I did not call the city for the exact number of water meters, so I am estimating that there are 2,500 residential meters and 200 business meters in the city. These numbers may be low. At the rate of $2.50 and $5, the monthly receipts on this fee would be $7,250 or $87,000 annually. If the fee does not increase, over a 10-year period, the total is $870,000. It will be more if the number of meters increases.
The purpose of the fee is to control storm-water runoff in the city. But in the pamphlet the city states that the proceeds will be used for 1. Street repair and maintenance. 2. Public education regarding flooding and pollution. 3. Public outreach (?) regarding flooding and pollution. 4. Regional detention ponds that might be used for recreational purposes (by regional, I'm assuming these might be outside the city.). 5. Improved water quality programs (from the city water to pollution control in area creeks and ponds, and 6. Creek and floodplain maintenance. This is pretty open-ended wording.

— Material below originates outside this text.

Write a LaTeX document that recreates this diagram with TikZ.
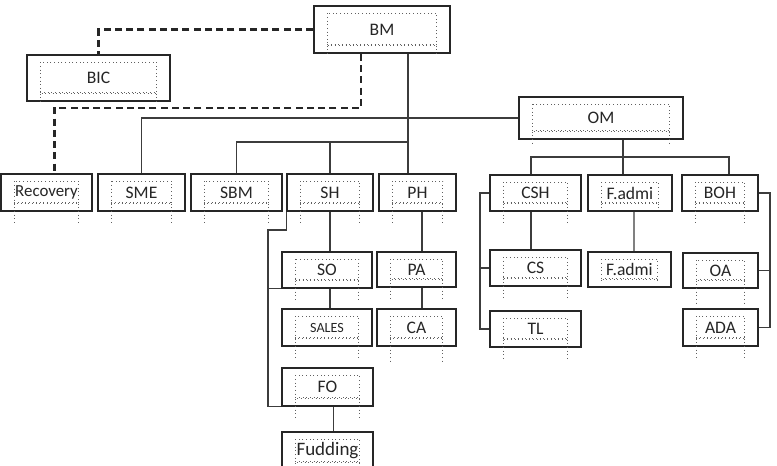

The above purposes for use of the fee are all well and good. But the dollars involved are large in amount, and the wide possible uses appear to give cause for the future increases of the fee. Finally and politically, the city is wise to present this proposal to the citizens in the form of a fee, not a tax. The feed does not require a citywide vote. A tax proposal would require a vote by the citizens. I am not against the storm-water proposal. But is it a fee - or a tax? If it is a tax, then let up put it to the voters on the next general election, which would put any future increase in the fee in the hands of the voters.